Peter Hermann Wehner,
American writer and former speech writer for the administrations of
three U.S. presidents and vice president at the Ethics and Public
Policy Center, says, “In my experience, if Trump supporters are
asked to turn their gaze away from their perceived opponents, and
instead to focus and reflect on him and on his failures, they respond
in a couple of consistent ways.” How? Wehner explains …
“Many shift the topic
immediately back to Democrats, because offering a vigorous moral
defense of Donald Trump isn’t an easy task. It’s like asking
people to stare directly into the sun; they might do it for an
instant, but then they look away. But if you do succeed in keeping
the topic on Trump, they often twist themselves into knots in order
to defend him, and in some cases they simply deny reality …
“That they are
defending a person who is fundamentally malicious, even if he makes
judicial appointments of which they approve, is too painful for them
to admit. They are similarly unable to admit they are defending an
ethic that is at odds with what they have long championed. They have
accepted, excused, and applauded Trump’s behavior and tactics,
allowing his ends to justify his means.
“In important
respects, this is antithetical to a virtue ethic. So once again, it’s
easier for them to look away or engage in self-deception; to convince
themselves that Donald Trump is not who he so clearly is.”
(Peter Hermann Wehner,
“Why Trump Supporters Can’t Admit Who He Really Is:
Nothing bonds a group
more tightly than a common enemy that is perceived as a mortal
threat.” The Atlantic. September 04, 2020.)
How does Trump exemplify
almost perfectly the antithesis of virtue? His lack of moderation,
his constant exhibition of emotion and exaggeration (which he has
called “truthful hyperbole,” his habit of lying and exchanging
truths for “alternative facts,” his steady appeal to passion,
fear and hatred, his attempt to pit one group against another and
bully his critics – all are features of what historian Raymond J.
Hoffman calls “the vice of incontinence.”
This incontinence is also
reflected in the president’s use of Twitter, and arguably in his
Cabinet members’ unabashed display of wealth, which is emblematic
of a plutocracy rather than a modern democracy.
(Donald Trump.

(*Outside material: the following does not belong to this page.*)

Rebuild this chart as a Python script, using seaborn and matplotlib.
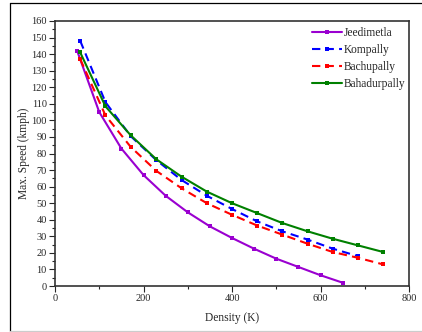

Trump:
The Art of the Deal. 1987.)
(Raymond Joseph
Hoffmann. “Donald Trump and the End of Virtue,”
The New Oxonian.
February 25, 2017.)
(David
Graham.“‘Alternative Facts’: The Needless Lies of the Trump
Administration.” The Atlantic. January. 22, 2017.)
Thomas F. Pettigrew, PhD,
research professor of social psychology at the University of
California, explains why Trump supporters are vulnerable to an
intense sense of threat. Pettigrew cites five tightly interconnected
phenomena – “authoritarianism, social dominance, prejudice, lack
of intergroup contact and relative deprivation” as attracting
followers by enhancing the perception of dangerous threats to the
society and offering simple solutions. Pettigrew says …
“Sometimes the threats
are real (Hitler with massive Weimar inflation), but often they are
imagined (Trump with patently false claims of a declining economy,
massive voter fraud, enormously increased crime, and unvetted
immigration). With a background of genuine terrorist threats, Mideast
conflict, and a recent great recession, even imagined threats seem
plausible – especially to citizens who are already easily
threatened and who have witnessed rapid change in their localities.”
(Thomas F. Pettigrew.
“Social Psychological Perspectives on Trump Supporters.” Journal
of Social and Political Psychology. March 2017.)
Trump uses threats – real and largely imagined – to create a tribal identity in which his supporters ignore ethics and engage in self-deception while convincing themselves his amoral behaviors are justified to acquire their selfish ends. Trumpers forfeit their integrity and swallow outlandish lies of simple solutions because they fear change will materialize their own deep fears … fears that Trump continually stokes as he inflames his Make-America-Great-Again, White nationalistic agenda.